-- START OF Data provided --

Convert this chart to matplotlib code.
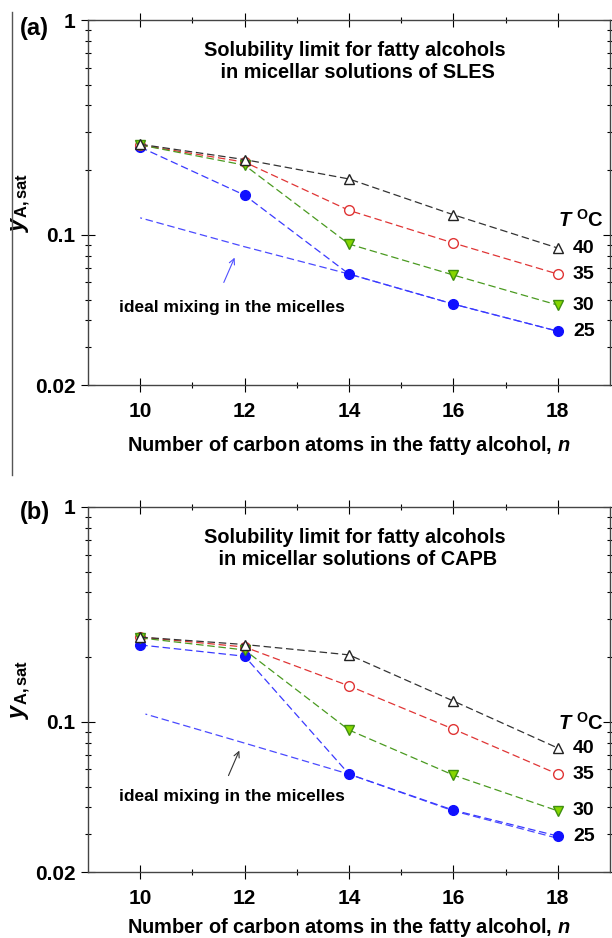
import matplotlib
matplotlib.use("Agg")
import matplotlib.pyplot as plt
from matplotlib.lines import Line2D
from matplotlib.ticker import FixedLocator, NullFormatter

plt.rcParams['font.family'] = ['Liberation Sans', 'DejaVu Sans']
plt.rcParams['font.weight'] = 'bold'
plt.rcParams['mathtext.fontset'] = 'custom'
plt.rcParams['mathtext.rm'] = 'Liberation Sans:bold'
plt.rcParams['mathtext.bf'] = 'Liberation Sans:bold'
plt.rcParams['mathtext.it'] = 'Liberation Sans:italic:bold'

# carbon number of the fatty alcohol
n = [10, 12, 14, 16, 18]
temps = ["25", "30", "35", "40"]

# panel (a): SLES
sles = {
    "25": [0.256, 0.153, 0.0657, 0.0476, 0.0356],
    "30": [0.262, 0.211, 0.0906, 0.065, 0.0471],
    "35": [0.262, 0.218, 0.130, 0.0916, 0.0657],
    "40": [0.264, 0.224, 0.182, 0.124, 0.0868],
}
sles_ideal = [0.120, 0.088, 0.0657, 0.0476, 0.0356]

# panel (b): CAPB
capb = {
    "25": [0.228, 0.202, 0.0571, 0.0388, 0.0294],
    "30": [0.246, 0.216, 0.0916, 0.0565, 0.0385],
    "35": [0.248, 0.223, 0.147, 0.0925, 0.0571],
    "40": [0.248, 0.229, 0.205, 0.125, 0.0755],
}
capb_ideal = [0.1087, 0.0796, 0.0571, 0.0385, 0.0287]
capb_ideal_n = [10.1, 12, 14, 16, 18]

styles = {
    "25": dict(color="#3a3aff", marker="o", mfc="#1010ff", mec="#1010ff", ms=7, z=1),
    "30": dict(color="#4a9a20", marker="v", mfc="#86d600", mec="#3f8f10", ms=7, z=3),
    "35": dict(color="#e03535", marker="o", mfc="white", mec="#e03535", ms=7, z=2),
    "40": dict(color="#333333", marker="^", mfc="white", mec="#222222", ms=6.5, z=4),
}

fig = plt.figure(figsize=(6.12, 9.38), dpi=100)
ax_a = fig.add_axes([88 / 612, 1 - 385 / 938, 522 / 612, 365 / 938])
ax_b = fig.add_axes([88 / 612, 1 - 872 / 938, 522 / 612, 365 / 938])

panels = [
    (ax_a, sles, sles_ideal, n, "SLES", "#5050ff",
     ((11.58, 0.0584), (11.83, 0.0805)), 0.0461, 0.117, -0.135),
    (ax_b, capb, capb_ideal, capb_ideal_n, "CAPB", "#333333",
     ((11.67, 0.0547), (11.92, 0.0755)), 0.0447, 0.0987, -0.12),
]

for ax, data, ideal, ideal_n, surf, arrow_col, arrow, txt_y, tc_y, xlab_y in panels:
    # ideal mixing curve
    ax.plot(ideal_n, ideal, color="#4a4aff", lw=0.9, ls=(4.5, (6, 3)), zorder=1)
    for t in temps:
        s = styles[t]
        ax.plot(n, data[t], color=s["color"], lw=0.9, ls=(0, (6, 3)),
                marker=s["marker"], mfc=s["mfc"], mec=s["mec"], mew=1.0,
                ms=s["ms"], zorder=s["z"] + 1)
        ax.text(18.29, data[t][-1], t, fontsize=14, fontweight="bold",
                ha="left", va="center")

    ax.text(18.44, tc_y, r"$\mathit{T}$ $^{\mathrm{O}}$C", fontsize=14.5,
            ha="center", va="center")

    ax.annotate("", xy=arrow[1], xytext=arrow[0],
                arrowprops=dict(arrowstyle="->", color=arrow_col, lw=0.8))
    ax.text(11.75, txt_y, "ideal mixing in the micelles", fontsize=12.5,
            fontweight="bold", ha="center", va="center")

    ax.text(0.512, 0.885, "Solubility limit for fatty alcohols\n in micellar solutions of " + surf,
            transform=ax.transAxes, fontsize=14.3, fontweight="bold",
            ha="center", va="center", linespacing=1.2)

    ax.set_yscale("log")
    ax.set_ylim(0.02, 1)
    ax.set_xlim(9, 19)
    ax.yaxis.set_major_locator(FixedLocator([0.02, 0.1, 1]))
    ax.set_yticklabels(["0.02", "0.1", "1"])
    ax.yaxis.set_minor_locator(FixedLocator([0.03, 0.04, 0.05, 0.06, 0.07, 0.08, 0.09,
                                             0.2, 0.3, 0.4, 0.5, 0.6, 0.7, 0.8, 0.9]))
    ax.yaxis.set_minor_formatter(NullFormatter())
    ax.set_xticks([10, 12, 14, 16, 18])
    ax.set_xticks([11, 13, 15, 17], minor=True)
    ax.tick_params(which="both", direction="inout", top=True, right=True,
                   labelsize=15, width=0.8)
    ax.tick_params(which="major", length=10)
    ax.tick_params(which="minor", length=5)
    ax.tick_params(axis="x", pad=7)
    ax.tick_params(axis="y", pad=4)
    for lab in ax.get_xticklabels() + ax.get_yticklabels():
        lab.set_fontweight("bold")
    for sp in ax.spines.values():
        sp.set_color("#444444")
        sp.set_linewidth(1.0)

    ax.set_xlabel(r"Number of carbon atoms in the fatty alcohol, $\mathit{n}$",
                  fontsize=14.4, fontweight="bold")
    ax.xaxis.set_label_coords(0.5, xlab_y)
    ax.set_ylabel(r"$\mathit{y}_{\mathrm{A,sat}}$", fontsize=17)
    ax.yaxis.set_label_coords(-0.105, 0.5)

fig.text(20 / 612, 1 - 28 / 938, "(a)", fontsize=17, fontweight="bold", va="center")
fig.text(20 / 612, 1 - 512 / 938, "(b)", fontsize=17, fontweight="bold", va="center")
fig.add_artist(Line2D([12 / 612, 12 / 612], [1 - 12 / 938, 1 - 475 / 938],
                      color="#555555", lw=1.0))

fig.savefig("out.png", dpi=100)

-- END OF Data provided --

Work required - Give the data above again in full and unchanged, skipping the pictures.

Response -
Convert this chart to matplotlib code.
import matplotlib
matplotlib.use("Agg")
import matplotlib.pyplot as plt
from matplotlib.lines import Line2D
from matplotlib.ticker import FixedLocator, NullFormatter

plt.rcParams['font.family'] = ['Liberation Sans', 'DejaVu Sans']
plt.rcParams['font.weight'] = 'bold'
plt.rcParams['mathtext.fontset'] = 'custom'
plt.rcParams['mathtext.rm'] = 'Liberation Sans:bold'
plt.rcParams['mathtext.bf'] = 'Liberation Sans:bold'
plt.rcParams['mathtext.it'] = 'Liberation Sans:italic:bold'

# carbon number of the fatty alcohol
n = [10, 12, 14, 16, 18]
temps = ["25", "30", "35", "40"]

# panel (a): SLES
sles = {
    "25": [0.256, 0.153, 0.0657, 0.0476, 0.0356],
    "30": [0.262, 0.211, 0.0906, 0.065, 0.0471],
    "35": [0.262, 0.218, 0.130, 0.0916, 0.0657],
    "40": [0.264, 0.224, 0.182, 0.124, 0.0868],
}
sles_ideal = [0.120, 0.088, 0.0657, 0.0476, 0.0356]

# panel (b): CAPB
capb = {
    "25": [0.228, 0.202, 0.0571, 0.0388, 0.0294],
    "30": [0.246, 0.216, 0.0916, 0.0565, 0.0385],
    "35": [0.248, 0.223, 0.147, 0.0925, 0.0571],
    "40": [0.248, 0.229, 0.205, 0.125, 0.0755],
}
capb_ideal = [0.1087, 0.0796, 0.0571, 0.0385, 0.0287]
capb_ideal_n = [10.1, 12, 14, 16, 18]

styles = {
    "25": dict(color="#3a3aff", marker="o", mfc="#1010ff", mec="#1010ff", ms=7, z=1),
    "30": dict(color="#4a9a20", marker="v", mfc="#86d600", mec="#3f8f10", ms=7, z=3),
    "35": dict(color="#e03535", marker="o", mfc="white", mec="#e03535", ms=7, z=2),
    "40": dict(color="#333333", marker="^", mfc="white", mec="#222222", ms=6.5, z=4),
}

fig = plt.figure(figsize=(6.12, 9.38), dpi=100)
ax_a = fig.add_axes([88 / 612, 1 - 385 / 938, 522 / 612, 365 / 938])
ax_b = fig.add_axes([88 / 612, 1 - 872 / 938, 522 / 612, 365 / 938])

panels = [
    (ax_a, sles, sles_ideal, n, "SLES", "#5050ff",
     ((11.58, 0.0584), (11.83, 0.0805)), 0.0461, 0.117, -0.135),
    (ax_b, capb, capb_ideal, capb_ideal_n, "CAPB", "#333333",
     ((11.67, 0.0547), (11.92, 0.0755)), 0.0447, 0.0987, -0.12),
]

for ax, data, ideal, ideal_n, surf, arrow_col, arrow, txt_y, tc_y, xlab_y in panels:
    # ideal mixing curve
    ax.plot(ideal_n, ideal, color="#4a4aff", lw=0.9, ls=(4.5, (6, 3)), zorder=1)
    for t in temps:
        s = styles[t]
        ax.plot(n, data[t], color=s["color"], lw=0.9, ls=(0, (6, 3)),
                marker=s["marker"], mfc=s["mfc"], mec=s["mec"], mew=1.0,
                ms=s["ms"], zorder=s["z"] + 1)
        ax.text(18.29, data[t][-1], t, fontsize=14, fontweight="bold",
                ha="left", va="center")

    ax.text(18.44, tc_y, r"$\mathit{T}$ $^{\mathrm{O}}$C", fontsize=14.5,
            ha="center", va="center")

    ax.annotate("", xy=arrow[1], xytext=arrow[0],
                arrowprops=dict(arrowstyle="->", color=arrow_col, lw=0.8))
    ax.text(11.75, txt_y, "ideal mixing in the micelles", fontsize=12.5,
            fontweight="bold", ha="center", va="center")

    ax.text(0.512, 0.885, "Solubility limit for fatty alcohols\n in micellar solutions of " + surf,
            transform=ax.transAxes, fontsize=14.3, fontweight="bold",
            ha="center", va="center", linespacing=1.2)

    ax.set_yscale("log")
    ax.set_ylim(0.02, 1)
    ax.set_xlim(9, 19)
    ax.yaxis.set_major_locator(FixedLocator([0.02, 0.1, 1]))
    ax.set_yticklabels(["0.02", "0.1", "1"])
    ax.yaxis.set_minor_locator(FixedLocator([0.03, 0.04, 0.05, 0.06, 0.07, 0.08, 0.09,
                                             0.2, 0.3, 0.4, 0.5, 0.6, 0.7, 0.8, 0.9]))
    ax.yaxis.set_minor_formatter(NullFormatter())
    ax.set_xticks([10, 12, 14, 16, 18])
    ax.set_xticks([11, 13, 15, 17], minor=True)
    ax.tick_params(which="both", direction="inout", top=True, right=True,
                   labelsize=15, width=0.8)
    ax.tick_params(which="major", length=10)
    ax.tick_params(which="minor", length=5)
    ax.tick_params(axis="x", pad=7)
    ax.tick_params(axis="y", pad=4)
    for lab in ax.get_xticklabels() + ax.get_yticklabels():
        lab.set_fontweight("bold")
    for sp in ax.spines.values():
        sp.set_color("#444444")
        sp.set_linewidth(1.0)

    ax.set_xlabel(r"Number of carbon atoms in the fatty alcohol, $\mathit{n}$",
                  fontsize=14.4, fontweight="bold")
    ax.xaxis.set_label_coords(0.5, xlab_y)
    ax.set_ylabel(r"$\mathit{y}_{\mathrm{A,sat}}$", fontsize=17)
    ax.yaxis.set_label_coords(-0.105, 0.5)

fig.text(20 / 612, 1 - 28 / 938, "(a)", fontsize=17, fontweight="bold", va="center")
fig.text(20 / 612, 1 - 512 / 938, "(b)", fontsize=17, fontweight="bold", va="center")
fig.add_artist(Line2D([12 / 612, 12 / 612], [1 - 12 / 938, 1 - 475 / 938],
                      color="#555555", lw=1.0))

fig.savefig("out.png", dpi=100)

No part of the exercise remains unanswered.